> **WHAT NEEDS TO BE DONE**
Extract every line of the material that holds the string "matplotlib".

> **DATASET CONTENT**
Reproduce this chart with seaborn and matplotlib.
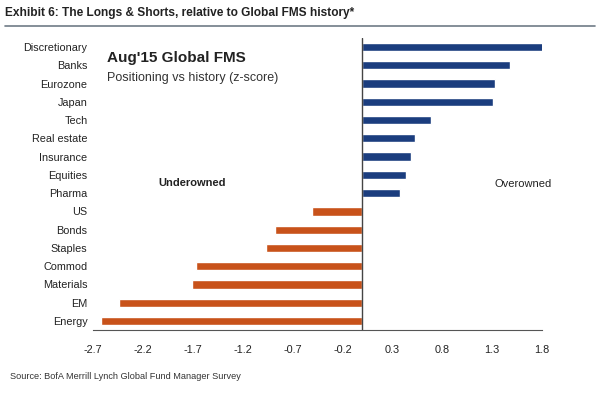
import matplotlib
matplotlib.use('Agg')
import matplotlib.pyplot as plt
import seaborn as sns
import pandas as pd

# Values (z-scores)
categories = ['Discretionary', 'Banks', 'Eurozone', 'Japan', 'Tech', 'Real estate',
              'Insurance', 'Equities', 'Pharma', 'US', 'Bonds', 'Staples',
              'Commod', 'Materials', 'EM', 'Energy']
zscores = [1.81, 1.48, 1.33, 1.31, 0.69, 0.53, 0.49, 0.44, 0.38,
           -0.50, -0.88, -0.97, -1.67, -1.71, -2.44, -2.62]
tick_values = [-2.7, -2.2, -1.7, -1.2, -0.7, -0.2, 0.3, 0.8, 1.3, 1.8]

df = pd.DataFrame({'cat': categories, 'z': zscores})
df['side'] = ['Over' if v > 0 else 'Under' for v in df['z']]

sns.set_style('white')
plt.rcParams['font.family'] = ['Liberation Sans', 'DejaVu Sans']

fig = plt.figure(figsize=(6, 3.94), dpi=100)
ax = fig.add_axes([0.155, 0.162, 0.748, 0.742])

sns.barplot(data=df, x='z', y='cat', hue='side', order=categories,
            palette={'Over': '#1b3d7e', 'Under': '#c8521a'}, saturation=1,
            dodge=False, legend=False, width=0.45, ax=ax)

ax.set_xlim(-2.7, 1.8)
ax.set_ylim(15.5, -0.5)
ax.set_xticks(tick_values)
ax.set_xticklabels([f'{t:g}' for t in tick_values], fontsize=7.8, color='#222222')
ax.set_yticks(range(len(categories)))
ax.set_yticklabels(categories, fontsize=7.8, color='#222222')
ax.tick_params(axis='y', length=0, pad=4)
ax.tick_params(axis='x', direction='out', length=4, width=0.8, color='#555555', pad=7)
ax.set_xlabel('')
ax.set_ylabel('')
for s in ['left', 'right', 'top']:
    ax.spines[s].set_visible(False)
ax.spines['bottom'].set_color('#555555')
ax.spines['bottom'].set_linewidth(0.8)
ax.axvline(0, color='#444444', lw=1)

ax.text(-2.56, 0.6, "Aug'15 Global FMS", fontsize=11, fontweight='bold',
        color='#222222', va='center')
ax.text(-2.56, 1.7, 'Positioning vs history (z-score)', fontsize=9,
        color='#333333', va='center')
ax.text(-1.71, 7.45, 'Underowned', fontsize=8, fontweight='bold', color='#222222',
        ha='center', va='center')
ax.text(1.61, 7.5, 'Overowned', fontsize=8, color='#222222', ha='center', va='center')

fig.text(0.008, 0.967, 'Exhibit 6: The Longs & Shorts, relative to Global FMS history*',
         fontsize=8.6, fontweight='bold', color='#222222', va='center')
fig.add_artist(plt.Line2D([0.008, 0.992], [0.934, 0.934], color='#707c86', lw=1.2))
fig.text(0.017, 0.045, 'Source: BofA Merrill Lynch Global Fund Manager Survey',
         fontsize=6.6, color='#333333', va='center')

fig.savefig('out.png', dpi=100)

> **TASK ANSWER**
Reproduce this chart with seaborn and matplotlib.
import matplotlib
matplotlib.use('Agg')
import matplotlib.pyplot as plt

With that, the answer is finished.